Wednesday, 19 December 2012

The EU Acts Swiftly To Protect Profits Over Health

Today is the day that the EU unveiled one of the worst kept secrets of 2012 - the new Tobacco Products Directive.

So what does it entail?
The draft rules include plans to ban ... packets containing fewer than 20 cigarettes. ...
Hear that? None of that packets of 10 or 14 mullarkey any more, you've got to buy 20 at a time now. I think anyone who has purchased 200 on the way back from holiday will vouch for the fact that if they are there, they're gonna be smoked faster than usual unless in possession of stoic willpower.

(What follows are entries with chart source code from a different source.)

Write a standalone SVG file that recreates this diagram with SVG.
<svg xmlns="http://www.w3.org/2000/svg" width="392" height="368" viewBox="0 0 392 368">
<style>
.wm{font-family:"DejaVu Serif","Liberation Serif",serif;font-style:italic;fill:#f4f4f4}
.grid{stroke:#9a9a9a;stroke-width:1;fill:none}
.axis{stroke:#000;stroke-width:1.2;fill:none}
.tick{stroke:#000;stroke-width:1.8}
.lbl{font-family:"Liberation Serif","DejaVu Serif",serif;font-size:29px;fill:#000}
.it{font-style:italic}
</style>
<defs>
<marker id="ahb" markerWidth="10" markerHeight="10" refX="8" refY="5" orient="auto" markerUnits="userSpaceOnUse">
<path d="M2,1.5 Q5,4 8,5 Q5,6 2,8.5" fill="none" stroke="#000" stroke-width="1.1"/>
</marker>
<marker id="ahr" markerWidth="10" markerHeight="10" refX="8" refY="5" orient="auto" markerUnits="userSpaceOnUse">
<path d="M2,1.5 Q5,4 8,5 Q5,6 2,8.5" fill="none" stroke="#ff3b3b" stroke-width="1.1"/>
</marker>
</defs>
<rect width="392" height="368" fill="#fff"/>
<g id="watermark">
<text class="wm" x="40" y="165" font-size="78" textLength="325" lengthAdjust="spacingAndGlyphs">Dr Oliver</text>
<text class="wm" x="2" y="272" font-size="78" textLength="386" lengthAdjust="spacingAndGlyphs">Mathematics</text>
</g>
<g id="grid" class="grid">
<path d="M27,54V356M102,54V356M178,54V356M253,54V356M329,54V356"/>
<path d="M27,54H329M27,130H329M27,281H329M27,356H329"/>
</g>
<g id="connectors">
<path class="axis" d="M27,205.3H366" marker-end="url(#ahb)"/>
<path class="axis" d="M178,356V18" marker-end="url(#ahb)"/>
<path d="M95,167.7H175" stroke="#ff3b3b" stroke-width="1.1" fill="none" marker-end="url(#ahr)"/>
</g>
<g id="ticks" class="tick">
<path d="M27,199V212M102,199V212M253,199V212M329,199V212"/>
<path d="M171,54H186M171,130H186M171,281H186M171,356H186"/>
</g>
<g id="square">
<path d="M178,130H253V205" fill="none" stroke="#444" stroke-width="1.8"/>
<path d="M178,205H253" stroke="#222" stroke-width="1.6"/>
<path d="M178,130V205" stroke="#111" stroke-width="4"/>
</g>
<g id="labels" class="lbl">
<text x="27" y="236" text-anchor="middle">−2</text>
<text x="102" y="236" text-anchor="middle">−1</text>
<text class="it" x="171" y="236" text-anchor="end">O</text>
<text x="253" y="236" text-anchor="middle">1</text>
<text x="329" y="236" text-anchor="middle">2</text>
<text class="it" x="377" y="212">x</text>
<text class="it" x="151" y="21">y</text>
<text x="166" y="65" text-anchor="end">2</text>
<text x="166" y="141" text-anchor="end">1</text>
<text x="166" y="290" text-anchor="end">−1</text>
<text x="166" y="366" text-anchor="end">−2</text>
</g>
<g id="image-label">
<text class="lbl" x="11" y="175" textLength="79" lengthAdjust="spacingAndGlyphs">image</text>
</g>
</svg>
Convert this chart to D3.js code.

I expect the idea is that youths will find it difficult to pay the extra for 20. No they won't, idiots, they will just shell out the extra £3 (pocket money according to anti-booze campaigners) and smoke them quicker. A win for big tobacco, then.
... and would keep the current EU sales ban on snus outside Sweden in place.
Great idea. Instead of following the lead of a country with the lowest smoking prevalence in Europe - by a massive margin, I might add - let's just keep the major reason for it banned and carry on regardless, eh?

As a former ASH UK supremo points out ...


That's correct. Not to reduce harm, or to protect those who smoke by offering less risky alternatives. Nope, it's to protect eurocrats from confessing that they have fucked up.
That's the important thing, eh? We wouldn't want the EU to damage its credibility by admitting it made a mistake.
Smoke if you've got 'em, lads and lasses, it's OK as long as EU blushes are saved.

Anything else?
The European Commission is to propose ... a total ban on flavourings such as menthol
Crikey! That could actually help, couldn't it? I mean, it might just encourage those who are finding it hard to quit, but only like flavoured baccy, to move to something less damaging such as e-cigs. There are plenty more palatable flavours available with them and they are 99% less harmful. Good move!

Oh, hold on.
The EU legislation will also propose a "de facto" ban on electronic cigarettes, which deliver a smokeless nicotine hit, which in future must be authorised as "medicinal products".
So that's out too. It's almost like the EU are promoting a policy which could be described as, I dunno, quit or die. But that would be pretty silly as it would only benefit either tobacco companies or ...

Aha! The penny has just dropped! There is another big industry which sells nicotine and which relies for its profits on smokers not slipping through the net with low risk alternatives which they don't control, isn't there?

Little wonder then, that an Imperial Tobacco spokesman is so chipper.
"We are confident looking many years into the future that the EU will be an area where we can sustainably grow and develop our business."
Indeed. With the EU introducing measures which ensure the profits of big industry for years to come, how can they or big pharma possibly fail? Nice work, Brussels.

Of course, there are others who will be breathing a big sigh of relief now that their pharma sponsors have dodged a bullet [pdf page 10].
ASH and allies continue to work hard to ensure that the passage of the Directive through the European legislature proceeds as planned.
Wahey! Trebles all round.

It has never been about health, you know.